At this point, the movie becomes a kind of essay on the economic rebirth of Japan. Textiles were Japan's only surviving industry, and Cassuto, with his connections to Egyptian cotton, was instrumental in bringing that segment of the economy back to life. For this, he was a hero in Japan; but, back home, his wife felt that he had deprived her of a normal life, while his children felt abandoned and betrayed. "In this part of his life," one of his son's remarks, "I didn't exist."

This referendum on Cassuto's life - with the praise of the Japanese counterpointed by the anguish of his family - is profoundly moving. "He was a professional advice machine," one relative says, commenting on his habit of offering his views on life to any and everyone including presidents Kennedy and Nixon. To his family, though, he was reproachful and discouraging, admonishing them for wanting to explore their talents and urging them to "play it safe."

This dichotomy in Cassuto's public and private self is never explained, which is why ultimately, the man remains such an intriguing enigma.
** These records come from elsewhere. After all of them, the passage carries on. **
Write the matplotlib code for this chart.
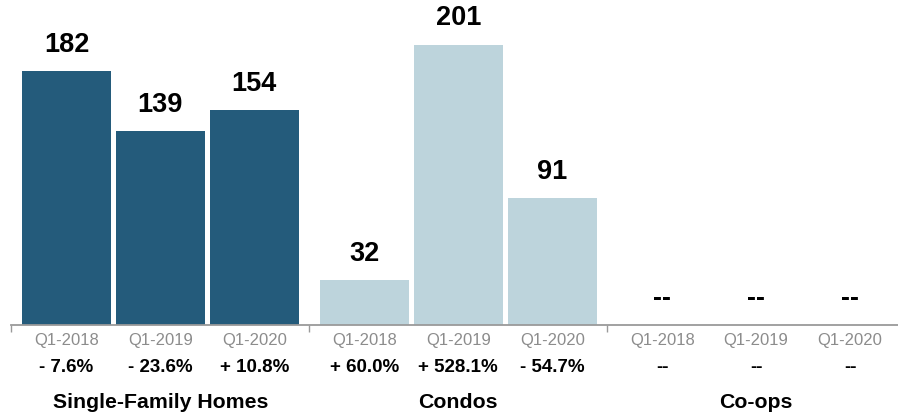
import matplotlib.pyplot as plt
from matplotlib.transforms import blended_transform_factory

# data
groups = ["Single-Family Homes", "Condos", "Co-ops"]
periods = ["Q1-2018", "Q1-2019", "Q1-2020"]
sfh_values = [182, 139, 154]
condo_values = [32, 201, 91]
coop_values = [None, None, None]
sfh_changes = ["- 7.6%", "- 23.6%", "+ 10.8%"]
condo_changes = ["+ 60.0%", "+ 528.1%", "- 54.7%"]
coop_changes = ["--", "--", "--"]

DARK = "#245b7b"
LIGHT = "#bdd4dc"
GRAY = "#8c8c8c"
AXIS = "#9a9a9a"

plt.rcParams["font.family"] = ["Liberation Sans", "DejaVu Sans"]

fig = plt.figure(figsize=(8.98, 4.16), dpi=100)
ax = fig.add_axes([11 / 898, 91 / 416, 887 / 898, 325 / 416])

GAP = 0.17
WIDTH = 0.95
series = [sfh_values, condo_values, coop_values]
changes = [sfh_changes, condo_changes, coop_changes]
colors = [DARK, LIGHT, LIGHT]

trans = blended_transform_factory(ax.transData, fig.transFigure)
for g, (vals, chg, col) in enumerate(zip(series, changes, colors)):
    xs = [g * (3 + GAP) + i for i in range(3)]
    for x, v, c, p in zip(xs, vals, chg, periods):
        if v is not None:
            ax.bar(x, v, width=WIDTH, color=col, linewidth=0)
            lab = str(v)
            y = v
        else:
            lab = "--"
            y = 0
        ax.annotate(lab, (x, y), xytext=(0, 19), textcoords="offset points",
                    ha="center", va="center", fontsize=19.5, fontweight="bold",
                    color="black")
        ax.text(x, 1 - 341 / 416, p, transform=trans, ha="center", va="center",
                fontsize=12, color=GRAY)
        ax.text(x, 1 - 368 / 416, c, transform=trans, ha="center", va="center",
                fontsize=13.5, fontweight="bold", color="black")
    ax.text(xs[1], 1 - 402 / 416, groups[g], transform=trans, ha="center",
            va="center", fontsize=15.3, fontweight="bold", color="black")

ax.set_xlim(-0.59, 2 * (3 + GAP) + 2 + 0.51)
ax.set_ylim(0, 233)
for s in ["top", "right", "left"]:
    ax.spines[s].set_visible(False)
ax.spines["bottom"].set_color(AXIS)
ax.spines["bottom"].set_linewidth(1.3)
ax.set_yticks([])
seps = [-0.59, 2 + GAP / 2 + 0.5, 2 * (3 + GAP) - GAP / 2 - 0.5]
ax.set_xticks(seps)
ax.set_xticklabels([])
ax.tick_params(axis="x", direction="out", length=5, width=1, color=AXIS)

fig.savefig("out.png", dpi=100)
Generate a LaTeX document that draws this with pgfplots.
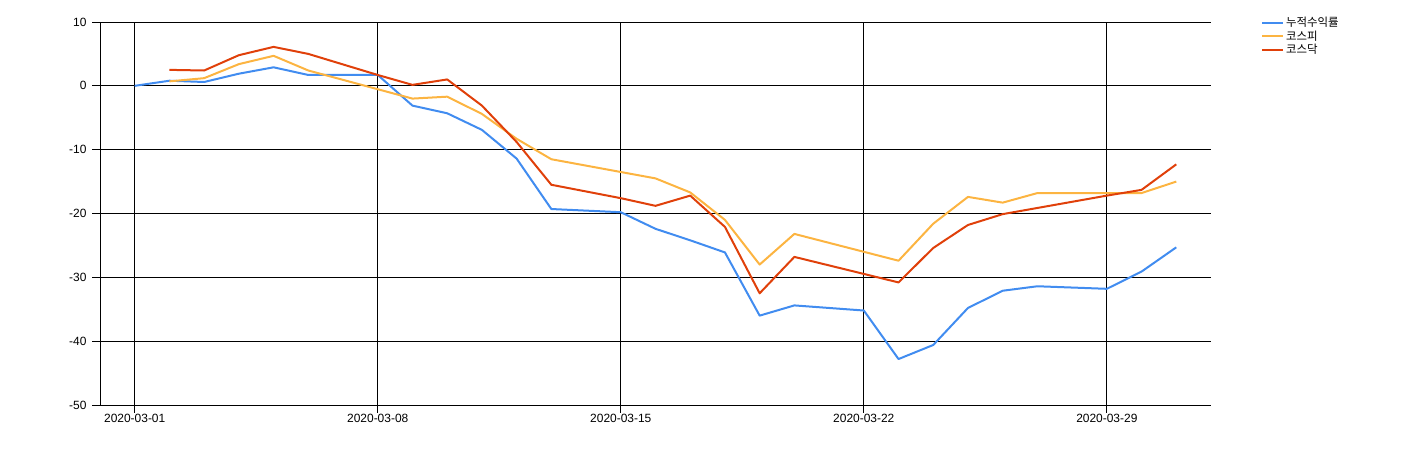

Nor is there a consensus among the family members about what sort of man he was. But Berliner isn't interested in judging his subject; he lets the individuals speak their own hearts, sometimes poignantly, sometime hilariously. He has said that his film walks the fine line between "sorting the dirty family laundry and polishing the precious family jewel." That walk along a fine line, as it turns out, is a spectacular high-wire feat by a fledgling master.